Nessuno pensa di recuperare una partita.

Gregan, George Gregan, recupera partita e squadra.

Ringraziano in quattordici, inizialmente. Poi si aggiungono centomila e passa spettatori che stanno assiepando lo stadio e hanno già voglia di andare a casa.

Poi tutto il resto degli appassionati, quelli seduti sul divano di casa, ormai convinti che una birra sia durata più di un incontro sulla carta vibrante e combattuto e invece già finito. Scettici del fatto che, da lì in poi, australiani e neozelandesi, inglesi e francesi, isolani e continentali si sono goduti la più bella messa cantata che il rugby abbia mai proposto. Difficile da credere, ma ogni tanto nel rugby serve aver fede. Che non significa pregare o credere in qualcosa che ci assicuri un terzo tempo migliore altrove. Ma credere che un placcaggio, anche quello che sulla carta sembra meno probabile, anche quello di un normotipo di 173 centimetri sul Golia più performante che si sia mai visto tra quelle righe bianche possa cambiare le sorti di una trentina di energumeni tra i più forti nella loro specialità.

Nel rugby servono muscoli, furbizia, materia grigia.
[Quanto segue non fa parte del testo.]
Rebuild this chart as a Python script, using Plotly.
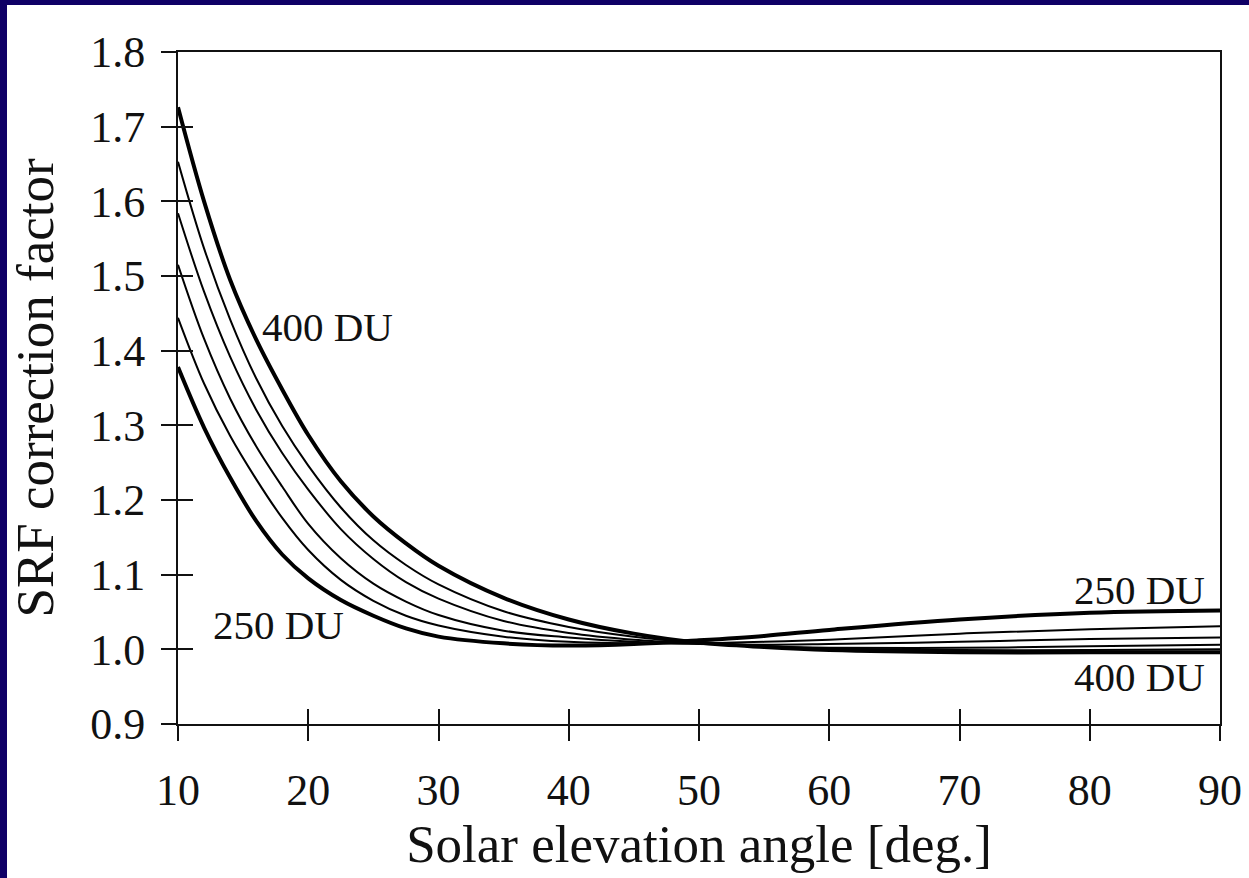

Ma la fede, quella negli uomini fatti di carne e placcaggi, quella che a volte risiede nel più piccolo tra voi, non scordatela mai negli spogliatoi. A volte, come in quella notte, riesce a tracciare meraviglie da dove ormai sembrava potersi depositare solamente la polvere.

Abbiate fede, quando scendete in campo. Nella vostra seconda linea bolsa e sfiatata, nel ragazzino al debutto. In George Gregan. In chi volete. Ma non mollatela mai, che nessun arbitro in buonafede vi dirà mai di rotolar via da lei. Casomai vi regalerà una notte come quella del 15 luglio del 2000, decisa poi da quel Lomu che qualche dio invidioso, qualche anno più tardi, ha deciso di rapirci pezzo per pezzo. Casomai, che siate credenti o meno, sarete spettatori non paganti della più bella messa cantata che uno stadio ovale possa mai ospitare. Che si vinca o che si perda.

La vostra.

Ma pure quella tra All Blacks e Australia non fu male.